At first, the hour was all about food and strength. Ogakor scored a packet of fishing supplies by stacking lots and lots of bags of water on Colby's cowboy shoulders and they did it twice after Michael, flexing for the other team, had his pole break on him.
Happens sometimes when you get older.
Jerri and Colby and Amber caught a bunch of fish, hand over fist, and Keith a chef again, much to his bemusement filleted and fried up the suckers while everybody went to school on him. But the grub, apparently, was delightful.
Then it was about, well, you know Jerri and Colby, massaging each other in the tent while the Burnett squad tried to drum up a lady-and-the-tiger dynamic between the cowboy and the movie star. Didn't seem to fit she's the predator, and in it for the hoochie, and she'll find plenty of people to throw overboard before she parts with the strong, good-looking fella. That betrayal's at least eight weeks away.
And suddenly everybody in Kucha was showing Rodger to his ice floe, and everybody in Ogakor was showing Maralyn to hers, except for Jeff and Alicia, the two truly sour souls on the show, who were eyeing Nick, the black law-school student we don't see much of.
And yes, stereotype watchers and Gervase fans, he is the lazy one.
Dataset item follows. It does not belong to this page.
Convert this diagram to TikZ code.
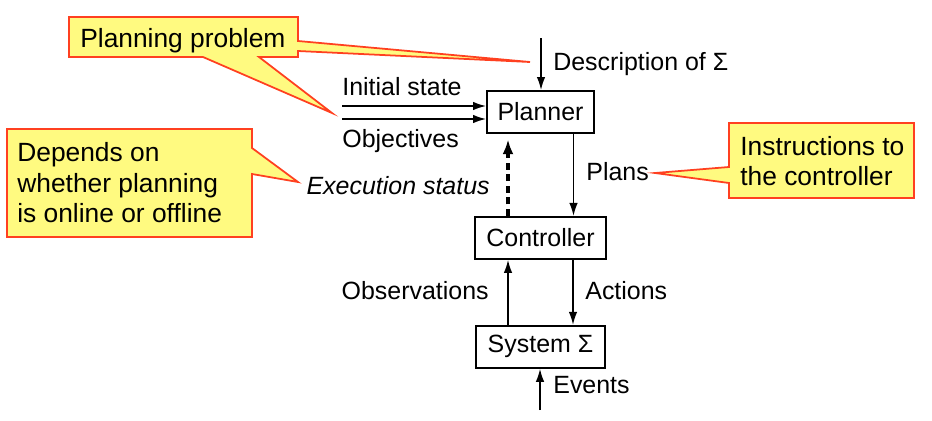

But the real tragic romance of the show wasn't about sex, exactly, and wasn't about ageism. And it all started with show-tune-belting Maralyn leaning back like Marlene Dietrich in the Australian shallows and rhapsodizing about Tina, in what may have been the butchest moment in network television history.
Let's just say it wasn't very titillating.
So what was Week Three all about? Only the strong, survive, sure Maralyn picked up three of her four votes for falling down and for being old, and possibly just for lumbering around singing "On the Street Where You Live" and trusting everybody.
Was Tina simply scared of the old broad when she kept her "promise" and turned on Maralyn amid the glow of the torchlights? Quite possibly. But in the end, the overarching story held: Only the young survive. Because Tina's brush-off not much softened by the little frownie face she put on her vote was just subplot window dressing.
Keith tried to round up Tina and Maralyn and one other swing justice against Mitchell, but when push came to shove he was all alone, lying to the camera about how "You just look tired" (though Mitchell is getting very thin). Jerri got a vote from Maralyn, which would have been fun if Mad Dog had had any help.
But in the end the wrinkled one boarded the plane back to civilization, and the young telegenics had gotten one victim closer to having to vote amongst themselves. If any of those kids can learn to cook, Keith is next.
And CBS, who must be worrying a tiny bit about the Peacock's super-"Friends," and who is already getting sued by one of Rudy's vanquished from last season is very relieved.